Faced with a massive capital overhang, an impending “wall” of debt that will mature in the next few years, longer gestation periods for exits and an increasingly savvy limited partner base, the number of private equity firms on the market needs to fall, Alpert said.
“In all honesty, we need less firms and less capital. The business got too big,” he said.
Alpert’s comments were echoed by other members of the panel, including Irving Place Capital senior managing director Rick Perkal, who said: “My life would be a lot easier if there were a lot less private equity firms,” which drew laughs from the audience.
Alpert’s comments mirror recent projections from placement agent Triago’s quarterly report, which indicated that recent market trends could force one-quarter to one-half of all GPs from the market in the next five years as limited partners consolidate their relationships with fewer fund managers.
A rough exit environment has exacerbated the problem. Net asset values for private equity funds fell by 3 percent to 5 percent in the three months through September, according to Triago, creating difficulty for firms hoping to realise impressive returns on pre-crisis investments before returning to market.

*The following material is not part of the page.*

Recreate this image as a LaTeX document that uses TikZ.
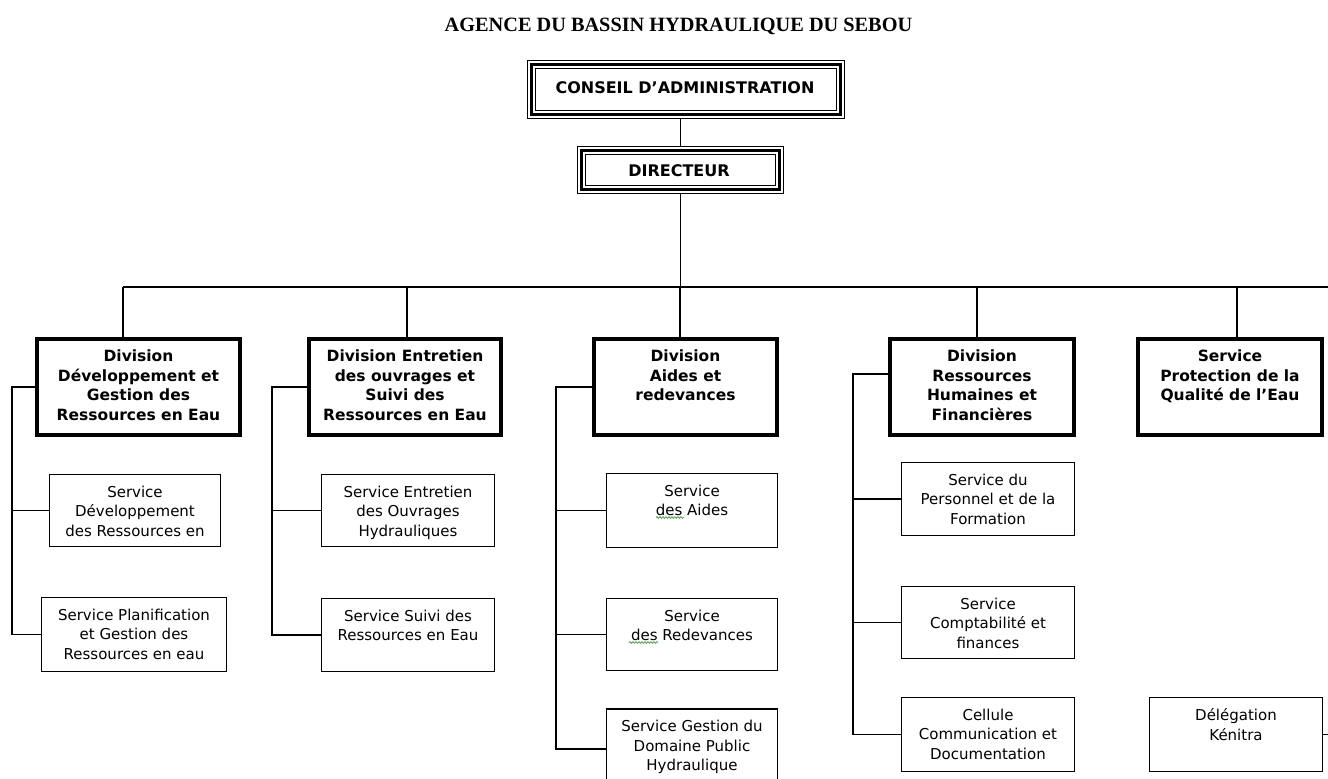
\documentclass[tikz,border=0pt]{standalone}
\usepackage{fontspec}
\setmainfont{DejaVu Sans}
\newfontfamily\titlefont{Liberation Serif}
\usetikzlibrary{decorations.pathmorphing}

\tikzset{
  divbox/.style={draw, line width=4pt, rectangle, inner sep=0pt, outer sep=0pt},
  servbox/.style={draw, line width=1.4pt, rectangle, inner sep=0pt, outer sep=0pt},
  headbox/.style={draw, line width=1pt, rectangle, inner sep=0pt, outer sep=0pt},
  headtext/.style={inner sep=0pt, font=\bfseries\fontsize{16}{18}\selectfont},
  divtext/.style={anchor=north, align=center, inner sep=0pt, font=\bfseries\fontsize{15.5}{19.5}\selectfont},
  servtext/.style={anchor=north, align=center, inner sep=0pt, font=\fontsize{15}{19.6}\selectfont},
  link/.style={line width=1.5pt},
  spell/.style={draw={rgb,255:red,90;green,160;blue,90}, line width=0.8pt, decorate,
    decoration={snake, segment length=3pt, amplitude=0.9pt}}
}

\begin{document}
\begin{tikzpicture}[x=1pt,y=-1pt]
\useasboundingbox (0,0) rectangle (1328,779);
\fill[white] (0,0) rectangle (1328,779);
\clip (0,0) rectangle (1328,779);

% title
\node[anchor=base, inner sep=0pt, font=\titlefont\bfseries\fontsize{20.3}{24}\selectfont] (title) at (678.5,31) {AGENCE DU BASSIN HYDRAULIQUE DU SEBOU};

% header boxes (triple border)
\node[headbox, minimum width=317pt, minimum height=58pt] (ca) at (686,89.5) {};
\draw[line width=3pt] ([shift={(4,4)}]ca.north west) rectangle ([shift={(-4,-4)}]ca.south east);
\draw[line width=1pt] ([shift={(8,8)}]ca.north west) rectangle ([shift={(-8,-8)}]ca.south east);
\node[headtext] (cat) at (685,88) {CONSEIL D’ADMINISTRATION};

\node[headbox, minimum width=206pt, minimum height=47pt] (dir) at (680.5,170) {};
\draw[line width=3pt] ([shift={(4,4)}]dir.north west) rectangle ([shift={(-4,-4)}]dir.south east);
\draw[line width=1pt] ([shift={(8,8)}]dir.north west) rectangle ([shift={(-8,-8)}]dir.south east);
\node[headtext] (dirt) at (679,171) {DIRECTEUR};

% division boxes
\node[divbox, minimum width=203pt, minimum height=96pt] (d1) at (138.5,387) {};
\node[divbox, minimum width=192pt, minimum height=96pt] (d2) at (405,387) {};
\node[divbox, minimum width=183pt, minimum height=96pt] (d3) at (685.5,387) {};
\node[divbox, minimum width=184pt, minimum height=96pt] (d4) at (982,387) {};
\node[divbox, minimum width=184pt, minimum height=96pt] (d5) at (1230,387) {};

\node[divtext] (d1t) at ([yshift=-11pt]d1.north) {Division\\Développement et\\Gestion des\\Ressources en Eau};
\node[divtext] (d2t) at ([yshift=-11pt]d2.north) {Division Entretien\\des ouvrages et\\Suivi des\\Ressources en Eau};
\node[divtext] (d3t) at ([yshift=-11pt]d3.north) {Division\\Aides et\\redevances};
\node[divtext] (d4t) at ([yshift=-11pt]d4.north) {Division\\Ressources\\Humaines et\\Financières};
\node[divtext] (d5t) at ([yshift=-11pt]d5.north) {Service\\Protection de la\\Qualité de l’Eau};

% service boxes
\node[servbox, minimum width=171pt, minimum height=72pt] (s11) at (135,510.5) {};
\node[servbox, minimum width=185pt, minimum height=74pt] (s12) at (134,634.5) {};
\node[servbox, minimum width=173pt, minimum height=72pt] (s21) at (408,510.5) {};
\node[servbox, minimum width=173pt, minimum height=73pt] (s22) at (408,635) {};
\node[servbox, minimum width=171pt, minimum height=74pt] (s31) at (692,510.5) {};
\node[servbox, minimum width=171pt, minimum height=72pt] (s32) at (692,634.5) {};
\node[servbox, minimum width=171pt, minimum height=80pt] (s33) at (692,749) {};
\node[servbox, minimum width=173pt, minimum height=73pt] (s41) at (988,499) {};
\node[servbox, minimum width=173pt, minimum height=72pt] (s42) at (988,622.5) {};
\node[servbox, minimum width=173pt, minimum height=74pt] (s43) at (988,734.5) {};
\node[servbox, minimum width=173pt, minimum height=74pt] (s51) at (1236,734.5) {};

\node[servtext] (s11t) at ([yshift=-11pt]s11.north) {Service\\Développement\\des Ressources en};
\node[servtext] (s12t) at ([yshift=-11pt]s12.north) {Service Planification\\et Gestion des\\Ressources en eau};
\node[servtext] (s21t) at ([yshift=-11pt]s21.north) {Service Entretien\\des Ouvrages\\Hydrauliques};
\node[servtext] (s22t) at ([yshift=-11pt]s22.north) {Service Suivi des\\Ressources en Eau};
\node[servtext] (s31t) at ([yshift=-11pt]s31.north) {Service\\des Aides};
\node[servtext] (s32t) at ([yshift=-11pt]s32.north) {Service\\des Redevances};
\node[servtext] (s33t) at ([yshift=-11pt]s33.north) {Service Gestion du\\Domaine Public\\Hydraulique};
\node[servtext] (s41t) at ([yshift=-11pt]s41.north) {Service du\\Personnel et de la\\Formation};
\node[servtext] (s42t) at ([yshift=-11pt]s42.north) {Service\\Comptabilité et\\finances};
\node[servtext] (s43t) at ([yshift=-11pt]s43.north) {Cellule\\Communication et\\Documentation};
\node[servtext] (s51t) at ([yshift=-11pt]s51.north) {Délégation\\Kénitra};

% spell-check squiggles
\draw[spell] ([shift={(-36,7)}]s31.center) -- ([shift={(-8,7)}]s31.center);
\draw[spell] ([shift={(-63,8)}]s32.center) -- ([shift={(-34,8)}]s32.center);

% top connectors
\coordinate (busL) at (123,287);
\coordinate (busR) at (1328,287);
\coordinate (b1) at (123,287);
\coordinate (b2) at (407,287);
\coordinate (b3) at (680,287);
\coordinate (b4) at (977,287);
\coordinate (b5) at (1237,287);
\draw[link] (dir.north) -- (dir.north |- ca.south);
\draw[link] (dir.south) -- (dir.south |- busL);
\draw[link] (busL) -- (busR);
\draw[link] (b1) -- (b1 |- d1.north);
\draw[link] (b2) -- (b2 |- d2.north);
\draw[link] (b3) -- (b3 |- d3.north);
\draw[link] (b4) -- (b4 |- d4.north);
\draw[link] (b5) -- (b5 |- d5.north);

% division 1 tree
\coordinate (t1) at (12,387);
\draw[link] (d1.west) -- (t1) -- (t1 |- s12.west) -- (s12.west);
\draw[link] (t1 |- s11.west) -- (s11.west);

% division 2 tree
\coordinate (t2) at (272,387);
\draw[link] (d2.west) -- (t2) -- (t2 |- s22.west) -- (s22.west);
\draw[link] (t2 |- s21.west) -- (s21.west);

% division 3 tree
\coordinate (t3) at (556,387);
\draw[link] (d3.west) -- (t3) -- (t3 |- s33.west) -- (s33.west);
\draw[link] (t3 |- s31.west) -- (s31.west);
\draw[link] (t3 |- s32.west) -- (s32.west);

% division 4 tree
\coordinate (t4) at (853,374);
\draw[link] (t4 -| d4.west) -- (t4) -- (t4 |- s43.west) -- (s43.west);
\draw[link] (t4 |- s41.west) -- (s41.west);
\draw[link] (t4 |- s42.west) -- (s42.west);

% delegation
\coordinate (r5) at (1328,733);
\draw[link] (s51.east) -- (s51.east -| r5);
\end{tikzpicture}
\end{document}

“You can only return [capital] opportunistically. And you can’t just snap your fingers and make a sale. There’s a six to nine month gestation period,” Alpert said.
Vestar, which Alpert founded in 1988 with six other former members of The First Boston Corporation’s management buyout group, has done some drawing down of its own recently, shuttering offices in Munich, Paris and Milan in an effort to refocus its strategy on the US mid-market. The firm has exited all but two of its European portfolio companies, according to a statement.